Clan MacDonald of Keppoch
|Clan MacDonald of Keppoch|
|Clann Dòmhnaill na Ceapaich, Clann Mhic Raghnaill na Ceapaich|
|Motto||Air Muir 's air Tìr (By sea and by land )|
|Ranald Alasdair Macdonald of Keppoch|
|Historic seat||Keppoch Castle|
Clan MacDonald of Keppoch (Scottish Gaelic: Clann Dòmhnaill na Ceapaich [ˈkʰl̪ˠãũn̪ˠ ˈt̪õː.ɪʎ nə ˈkʲʰɛʰpɪç]), also known as Clan Ranald of Lochaber, is a Scottish clan and a branch of Clan Donald.
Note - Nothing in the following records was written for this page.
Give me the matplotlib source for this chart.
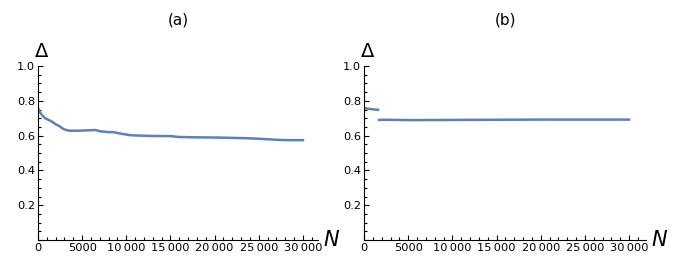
import numpy as np
import matplotlib.pyplot as plt
from matplotlib.ticker import MultipleLocator, FuncFormatter

# panel (a)
n_a = [0, 200, 500, 800, 1200, 1600, 2000, 2400, 2800, 3200, 3600, 4500, 5500, 6500, 7000,
       8000, 8500, 9500, 10500, 11500, 13000, 15000, 16000, 18000, 20000, 22000,
       23500, 25000, 27000, 28000, 30000]
d_a = [0.76, 0.735, 0.715, 0.70, 0.69, 0.68, 0.665, 0.655, 0.64, 0.632, 0.628, 0.628, 0.63, 0.632,
       0.625, 0.62, 0.62, 0.61, 0.602, 0.600, 0.598, 0.597, 0.592, 0.59, 0.589, 0.587,
       0.585, 0.582, 0.576, 0.574, 0.574]

# panel (b): jump near N = 1650 (no connecting segment)
n_b = [0, 400, 800, 1200, 1600, 1650, 1700, 2500, 5000, 10000, 15000, 20000, 25000, 30000]
d_b = [0.758, 0.755, 0.752, 0.750, 0.748, np.nan, 0.690, 0.691, 0.689, 0.690, 0.691, 0.692, 0.692, 0.692]

titles = ["(a)", "(b)"]
color = "#5e81b5"

fig = plt.figure(figsize=(6.78, 2.58), dpi=100)
ax_a = fig.add_axes([38 / 678, 1 - 240 / 258, 280 / 678, 174 / 258])
ax_b = fig.add_axes([364 / 678, 1 - 240 / 258, 282 / 678, 174 / 258])


def fmt(v, pos):
    if v == 0:
        return "0"
    s = "%d" % v
    if len(s) > 4:
        s = s[:-3] + "\u2009" + s[-3:]
    return s


for ax, xs, ys, t, xmax in [(ax_a, n_a, d_a, titles[0], 31700),
                            (ax_b, n_b, d_b, titles[1], 31920)]:
    ax.plot(xs, ys, color=color, lw=1.8)
    ax.set_xlim(0, xmax)
    ax.set_ylim(0, 1.0)
    for s in ["top", "right"]:
        ax.spines[s].set_visible(False)
    ax.spines["left"].set_linewidth(0.8)
    ax.spines["bottom"].set_linewidth(0.8)
    ax.xaxis.set_major_locator(MultipleLocator(5000))
    ax.xaxis.set_minor_locator(MultipleLocator(1000))
    ax.yaxis.set_major_locator(MultipleLocator(0.2))
    ax.yaxis.set_minor_locator(MultipleLocator(0.05))
    ax.xaxis.set_major_formatter(FuncFormatter(fmt))
    ax.yaxis.set_major_formatter(FuncFormatter(lambda v, p: "" if v < 0.1 else "%.1f" % v))
    ax.tick_params(which="both", direction="in", labelsize=8.2, pad=2, width=0.8)
    ax.tick_params(which="major", length=3.5)
    ax.tick_params(which="minor", length=2)
    ax.text(-0.01, 1.03, "\u0394", transform=ax.transAxes, fontsize=14, ha="left", va="bottom")
    ax.text(1.02, 0.0, "N", transform=ax.transAxes, fontsize=15, style="italic",
            ha="left", va="center")
    ax.set_title(t, fontsize=11, pad=30)

fig.savefig("out.png", dpi=100)
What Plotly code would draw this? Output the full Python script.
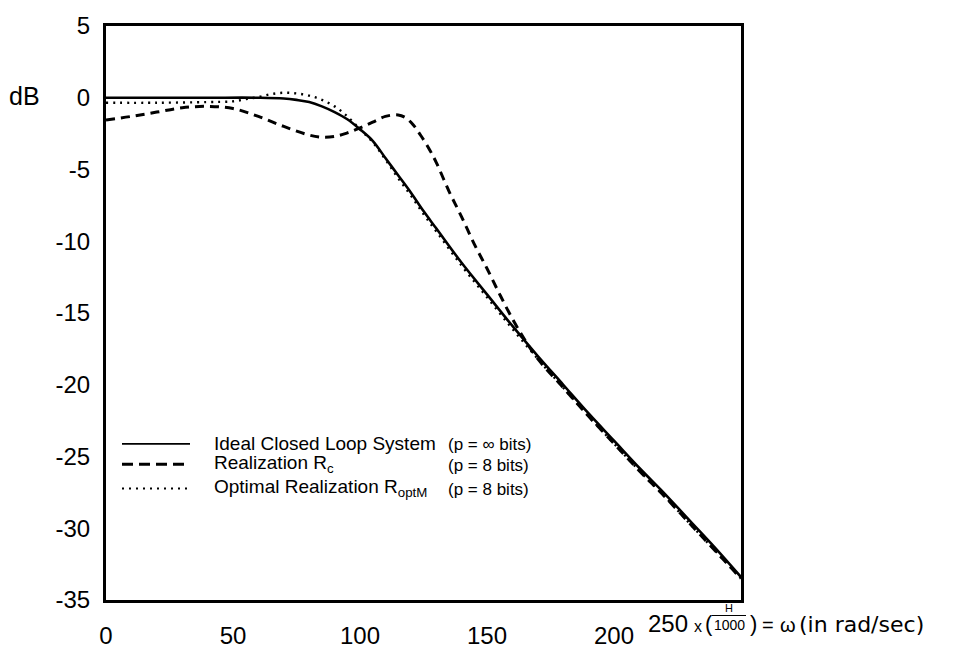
import plotly.graph_objects as go

# ---------------- data ----------------
x_ideal = [0, 20, 40, 60, 70, 75, 80, 85, 90, 95, 100, 105, 110, 115, 120, 125, 130,
           140, 150, 160, 170, 180, 190, 200, 210, 220, 230, 240, 250]
db_ideal = [0, 0, 0, 0, -0.05, -0.15, -0.3, -0.6, -1.0, -1.5, -2.2, -3.0, -4.2, -5.4,
            -6.6, -7.9, -9.1, -11.5, -13.7, -15.9, -18.0, -20.0, -22.0, -23.9, -25.8,
            -27.6, -29.5, -31.4, -33.4]

x_rc = [0, 10, 20, 30, 40, 50, 60, 70, 80, 85, 90, 95, 100, 105, 110, 115, 118, 121,
        124, 127, 130, 135, 140, 145, 150, 155, 160, 165, 170, 180, 190, 200, 210,
        220, 230, 240, 250]
db_rc = [-1.55, -1.3, -1.0, -0.7, -0.6, -0.75, -1.3, -2.0, -2.6, -2.75, -2.7, -2.45,
         -2.1, -1.7, -1.3, -1.2, -1.4, -1.9, -2.65, -3.5, -4.5, -6.5, -8.3, -10.2,
         -11.9, -13.7, -15.4, -16.9, -18.2, -20.2, -22.2, -24.1, -26.0, -27.8, -29.7,
         -31.6, -33.5]

x_opt = [0, 20, 40, 50, 55, 60, 65, 70, 75, 80, 85, 90, 95, 100, 105, 110, 115, 120,
         125, 130, 140, 150, 160, 170, 180, 190, 200, 210, 220, 230, 240, 250]
db_opt = [-0.35, -0.35, -0.3, -0.25, -0.1, 0.05, 0.25, 0.35, 0.3, 0.15, -0.15, -0.6,
          -1.3, -2.2, -3.1, -4.3, -5.6, -6.8, -8.1, -9.3, -11.7, -13.9, -16.1, -18.2,
          -20.2, -22.2, -24.1, -26.0, -27.8, -29.7, -31.6, -33.5]

x_ticks = [0, 50, 100, 150, 200]
y_ticks = [5, 0, -5, -10, -15, -20, -25, -30, -35]

legend_names = ["Ideal Closed Loop System", "Realization R<sub>c</sub>",
                "Optimal Realization R<sub>optM</sub>"]
legend_bits = ["(p = \u221e bits)", "(p = 8 bits)", "(p = 8 bits)"]

# ---------------- layout geometry ----------------
W, H = 979, 661
L, R, T, B = 106, 741, 12, 604
FONT = "Liberation Sans, Arial, Helvetica, sans-serif"
WIDE = "DejaVu Sans, Liberation Sans, sans-serif"


def px(x):
    return (x - L) / (R - L)


def py(y):
    return (B - y) / (B - T)


def txt(x, y, s, size, anchor="left", family=FONT):
    return dict(xref="paper", yref="paper", x=px(x), y=py(y), text=s, showarrow=False,
                xanchor=anchor, yanchor="middle",
                font=dict(family=family, size=size, color="black"))


fig = go.Figure()
fig.add_trace(go.Scatter(x=x_ideal, y=db_ideal, mode="lines", line_shape="spline",
                         line=dict(color="black", width=2.6), showlegend=False))
fig.add_trace(go.Scatter(x=x_rc, y=db_rc, mode="lines", line_shape="spline",
                         line=dict(color="black", width=3, dash="9px,6px"),
                         showlegend=False))
fig.add_trace(go.Scatter(x=x_opt, y=db_opt, mode="lines", line_shape="spline",
                         line=dict(color="black", width=2.4, dash="2px,5px"),
                         showlegend=False))

annotations = []
shapes = []

# manual legend
leg_y = [443, 464, 489]
leg_dash = ["solid", "11px,6px", "2px,5px"]
leg_w = [1.6, 3, 2.2]
for i in range(3):
    shapes.append(dict(type="line", xref="paper", yref="paper",
                       x0=px(122), x1=px(190), y0=py(leg_y[i]), y1=py(leg_y[i]),
                       line=dict(color="black", width=leg_w[i], dash=leg_dash[i])))
    annotations.append(txt(212, leg_y[i], legend_names[i], 19))
    annotations.append(txt(446, leg_y[i] + 1, legend_bits[i], 17))

# y label
annotations.append(txt(7, 84, "dB", 25))

# x-axis label with the last tick
annotations.append(txt(646, 628, "250", 24))
annotations.append(txt(692, 631, "x", 16))
annotations.append(txt(703, 628, "(", 22))
annotations.append(txt(729, 612, "H", 11, "center"))
shapes.append(dict(type="line", xref="paper", yref="paper", x0=px(712), x1=px(746),
                   y0=py(620), y1=py(620), line=dict(color="black", width=1.2)))
annotations.append(txt(729, 630, "1000", 14, "center"))
annotations.append(txt(748, 628, ")", 22))
annotations.append(txt(760, 630, "=", 20))
annotations.append(txt(778, 630, "\u03c9", 20))
annotations.append(txt(797, 629, "(in rad/sec)", 22, "left", WIDE))

fig.update_layout(
    width=W, height=H, autosize=False,
    margin=dict(l=L, r=W - R, t=T, b=H - B, pad=0),
    paper_bgcolor="white", plot_bgcolor="white",
    font=dict(family=FONT, color="black"),
    showlegend=False,
    annotations=annotations, shapes=shapes,
    xaxis=dict(range=[0, 250], tickvals=x_ticks, ticktext=[str(v) for v in x_ticks],
               showgrid=False, zeroline=False, showline=True, linecolor="black",
               linewidth=3, mirror=True, ticks="", ticklabelstandoff=12,
               tickfont=dict(family=FONT, size=24, color="black")),
    yaxis=dict(range=[-35, 5], tickvals=y_ticks, ticktext=[str(v) for v in y_ticks],
               showgrid=False, zeroline=False, showline=True, linecolor="black",
               linewidth=3, mirror=True, ticks="", ticklabelstandoff=8,
               tickfont=dict(family=FONT, size=24, color="black")),
)

fig.write_html("out.html")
The Clan MacDonald of Keppoch has a chief that is recognized by the Lord Lyon King of Arms and the Court of the Lord Lyon.
Origins of the clan
The MacDonalds of Keppoch are descended from Alistair Carrach MacDonald who was a younger son of Good John of Islay, Lord of the Isles, 6th chief of Clan Donald and his second wife Margaret Stewart, daughter of King Robert II of Scotland. John of Islay, Lord of the Isles, apportioned his estates between the children of his two marriages in accordance with the marriage settlement of his father-in-law Robert II of Scotland and the Lordship of Lochaber was given to Alistair Carrach MacDonald who was the third and youngest son from his second marriage. Alistair Carrach MacDonald was the first MacDonald of Keppoch and Garragach.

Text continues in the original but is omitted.